Sebastian Janisz designed another game about beating your head against a wall, Lackadaisium, which embodies his struggles with depression and loneliness. "I started making it just to kind of relieve myself, because I was feeling all this emotion, or more like a lack of emotion. I thought maybe making this game would make me feel better. Essentially, what I wanted to try and do was make it so that when you play it, because of the way the game play is designed, you'll start to feel how I felt." Unfortunately, the game only runs on Windows platform, and I'm a Mac user, so I have not yet played this game, but I can certainly relate to struggling with depression and loneliness.

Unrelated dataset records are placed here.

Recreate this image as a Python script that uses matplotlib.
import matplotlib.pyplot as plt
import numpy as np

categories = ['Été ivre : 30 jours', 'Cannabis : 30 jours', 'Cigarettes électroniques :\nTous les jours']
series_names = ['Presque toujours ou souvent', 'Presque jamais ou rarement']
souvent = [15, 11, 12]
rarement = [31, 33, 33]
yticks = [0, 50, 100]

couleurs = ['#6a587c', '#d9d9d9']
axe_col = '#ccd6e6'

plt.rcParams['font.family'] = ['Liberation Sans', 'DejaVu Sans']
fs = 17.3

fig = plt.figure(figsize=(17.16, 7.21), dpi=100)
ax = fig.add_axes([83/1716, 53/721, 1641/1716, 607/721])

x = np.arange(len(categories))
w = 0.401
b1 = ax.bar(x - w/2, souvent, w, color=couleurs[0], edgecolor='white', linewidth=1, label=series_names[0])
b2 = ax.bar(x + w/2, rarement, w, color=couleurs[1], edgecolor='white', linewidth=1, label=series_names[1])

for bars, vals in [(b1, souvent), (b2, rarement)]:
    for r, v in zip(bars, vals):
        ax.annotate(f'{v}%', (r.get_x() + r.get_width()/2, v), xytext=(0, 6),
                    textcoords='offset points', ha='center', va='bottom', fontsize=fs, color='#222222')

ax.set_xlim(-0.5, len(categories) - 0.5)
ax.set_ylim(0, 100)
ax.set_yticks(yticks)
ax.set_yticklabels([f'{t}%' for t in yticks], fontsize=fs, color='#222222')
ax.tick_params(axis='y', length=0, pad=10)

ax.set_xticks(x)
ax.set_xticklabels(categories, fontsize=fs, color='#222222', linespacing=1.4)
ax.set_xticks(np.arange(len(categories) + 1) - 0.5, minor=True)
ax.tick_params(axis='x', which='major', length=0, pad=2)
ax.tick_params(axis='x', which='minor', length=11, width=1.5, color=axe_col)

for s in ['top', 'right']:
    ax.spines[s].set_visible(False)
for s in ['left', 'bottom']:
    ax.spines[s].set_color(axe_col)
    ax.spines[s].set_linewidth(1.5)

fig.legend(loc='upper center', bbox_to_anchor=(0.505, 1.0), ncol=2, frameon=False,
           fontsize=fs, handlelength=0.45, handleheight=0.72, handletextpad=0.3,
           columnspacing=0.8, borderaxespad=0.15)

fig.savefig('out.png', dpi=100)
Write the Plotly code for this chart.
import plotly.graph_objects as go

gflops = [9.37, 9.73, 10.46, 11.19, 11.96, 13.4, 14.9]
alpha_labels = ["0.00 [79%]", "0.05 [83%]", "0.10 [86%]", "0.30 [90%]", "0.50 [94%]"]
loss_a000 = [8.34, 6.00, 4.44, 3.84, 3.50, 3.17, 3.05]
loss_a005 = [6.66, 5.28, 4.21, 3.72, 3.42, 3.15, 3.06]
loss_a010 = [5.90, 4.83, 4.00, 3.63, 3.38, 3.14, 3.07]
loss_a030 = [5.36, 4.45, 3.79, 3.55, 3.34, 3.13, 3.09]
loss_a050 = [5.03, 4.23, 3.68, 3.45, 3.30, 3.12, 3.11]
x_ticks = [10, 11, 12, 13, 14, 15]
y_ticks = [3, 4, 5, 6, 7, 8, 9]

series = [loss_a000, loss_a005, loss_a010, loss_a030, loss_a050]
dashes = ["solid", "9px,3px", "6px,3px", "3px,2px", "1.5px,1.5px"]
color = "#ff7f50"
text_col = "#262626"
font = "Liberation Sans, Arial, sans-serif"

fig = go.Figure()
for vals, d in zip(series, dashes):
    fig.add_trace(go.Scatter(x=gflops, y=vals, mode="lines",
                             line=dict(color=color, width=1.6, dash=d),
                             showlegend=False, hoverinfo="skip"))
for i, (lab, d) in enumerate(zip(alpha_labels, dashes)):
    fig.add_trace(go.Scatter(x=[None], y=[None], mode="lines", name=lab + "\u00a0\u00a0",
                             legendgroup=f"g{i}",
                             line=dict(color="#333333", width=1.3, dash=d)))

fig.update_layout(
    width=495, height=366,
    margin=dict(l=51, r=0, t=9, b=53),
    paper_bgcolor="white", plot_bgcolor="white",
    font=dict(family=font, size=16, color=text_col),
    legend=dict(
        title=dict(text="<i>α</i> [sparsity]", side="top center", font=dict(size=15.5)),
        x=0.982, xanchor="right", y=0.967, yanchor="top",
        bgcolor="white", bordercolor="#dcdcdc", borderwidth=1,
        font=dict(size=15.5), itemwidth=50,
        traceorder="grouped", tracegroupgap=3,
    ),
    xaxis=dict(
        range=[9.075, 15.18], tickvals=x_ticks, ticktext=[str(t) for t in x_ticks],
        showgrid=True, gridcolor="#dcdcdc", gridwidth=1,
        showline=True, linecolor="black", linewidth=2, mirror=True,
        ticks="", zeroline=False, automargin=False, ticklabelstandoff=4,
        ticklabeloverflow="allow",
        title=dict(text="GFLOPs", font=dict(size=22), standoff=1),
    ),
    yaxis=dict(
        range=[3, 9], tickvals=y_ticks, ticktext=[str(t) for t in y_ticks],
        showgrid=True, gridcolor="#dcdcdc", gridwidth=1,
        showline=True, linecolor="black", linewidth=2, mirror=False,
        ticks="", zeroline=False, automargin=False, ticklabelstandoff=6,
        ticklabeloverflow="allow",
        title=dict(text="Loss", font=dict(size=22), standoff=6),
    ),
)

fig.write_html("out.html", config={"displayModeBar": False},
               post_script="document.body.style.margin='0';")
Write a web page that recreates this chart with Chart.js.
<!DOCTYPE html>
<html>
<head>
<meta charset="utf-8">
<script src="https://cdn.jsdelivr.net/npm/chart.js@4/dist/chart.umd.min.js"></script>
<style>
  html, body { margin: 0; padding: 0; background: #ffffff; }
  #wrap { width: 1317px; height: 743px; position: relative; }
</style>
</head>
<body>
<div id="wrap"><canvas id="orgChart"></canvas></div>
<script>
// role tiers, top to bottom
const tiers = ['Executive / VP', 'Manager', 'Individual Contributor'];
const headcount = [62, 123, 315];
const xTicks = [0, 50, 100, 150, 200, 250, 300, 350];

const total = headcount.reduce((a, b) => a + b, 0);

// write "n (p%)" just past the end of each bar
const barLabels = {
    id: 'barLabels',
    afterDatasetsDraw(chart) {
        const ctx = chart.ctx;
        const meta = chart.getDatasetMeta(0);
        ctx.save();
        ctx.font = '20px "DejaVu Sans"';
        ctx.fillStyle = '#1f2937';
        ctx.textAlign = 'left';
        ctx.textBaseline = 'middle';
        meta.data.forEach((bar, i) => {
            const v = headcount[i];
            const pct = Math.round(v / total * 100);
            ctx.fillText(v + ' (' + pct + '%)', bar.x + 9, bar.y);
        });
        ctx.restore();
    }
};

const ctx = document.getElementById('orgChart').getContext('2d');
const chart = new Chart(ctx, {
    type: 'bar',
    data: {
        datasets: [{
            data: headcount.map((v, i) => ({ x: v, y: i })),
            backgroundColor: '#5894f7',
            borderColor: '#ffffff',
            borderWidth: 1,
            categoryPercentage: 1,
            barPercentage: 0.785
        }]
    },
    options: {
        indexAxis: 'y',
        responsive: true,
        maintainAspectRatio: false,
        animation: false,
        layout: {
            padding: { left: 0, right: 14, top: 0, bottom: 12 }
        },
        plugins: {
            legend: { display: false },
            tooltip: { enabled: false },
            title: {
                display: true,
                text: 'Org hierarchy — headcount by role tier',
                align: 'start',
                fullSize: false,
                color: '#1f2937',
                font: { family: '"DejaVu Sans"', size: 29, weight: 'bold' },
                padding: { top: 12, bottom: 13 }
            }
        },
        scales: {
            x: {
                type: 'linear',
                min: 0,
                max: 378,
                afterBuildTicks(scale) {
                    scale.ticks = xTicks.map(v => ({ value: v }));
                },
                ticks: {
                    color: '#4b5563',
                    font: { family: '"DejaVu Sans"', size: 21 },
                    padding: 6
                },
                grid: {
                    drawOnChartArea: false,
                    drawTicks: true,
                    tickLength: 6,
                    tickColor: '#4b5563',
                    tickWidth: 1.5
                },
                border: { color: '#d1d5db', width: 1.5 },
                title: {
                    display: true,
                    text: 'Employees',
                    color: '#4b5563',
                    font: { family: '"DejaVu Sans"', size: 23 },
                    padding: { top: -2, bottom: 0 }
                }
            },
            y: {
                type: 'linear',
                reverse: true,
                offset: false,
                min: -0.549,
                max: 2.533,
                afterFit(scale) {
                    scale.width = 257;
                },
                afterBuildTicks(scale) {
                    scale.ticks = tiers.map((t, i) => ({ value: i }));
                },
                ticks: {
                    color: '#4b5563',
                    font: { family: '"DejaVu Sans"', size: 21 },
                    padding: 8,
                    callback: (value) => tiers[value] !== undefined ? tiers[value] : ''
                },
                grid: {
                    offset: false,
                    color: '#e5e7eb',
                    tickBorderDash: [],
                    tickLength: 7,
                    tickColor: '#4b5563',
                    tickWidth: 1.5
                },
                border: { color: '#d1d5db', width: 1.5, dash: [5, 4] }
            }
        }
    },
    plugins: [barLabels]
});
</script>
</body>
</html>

Several insights and connections emerged throughout the interview. Anna's observation that games are about rules reminded me of the pervasiveness and permeability of finite and infinite games that I first discovered via James Carse. Sebastian's observation that he made the game for himself, and Michael's surprise that when others play his hybrid semi-autobiographical game, "some people had more personal experiences than I even had when I was making it", both reflect Carl Rogers' wisdom that what is most personal is most general. The raw vulnerability embodied in these games provide compelling examples of authentic player journeys - vs. trendy and shallow gamification - that Amy Jo Kim has articulated and championed so effectively.
Finally, Anna's closing observation - perhaps elaborated further in her book, Rise of the Videogame Zinesters: How Freaks, Normals, Amateurs, Artists, Dreamers, Drop-outs, Queers, Housewives, and People Like You Are Taking Back an Art Form - that amateur games can be viewed as both an art form and a reaction against the creeping conservatism of the game industry reflects the rise of the do-it-yourself movement, and raises the possibility that game design may provide a compelling channel for following Doug Rushkoff's exhortation to Program or Be Programmed.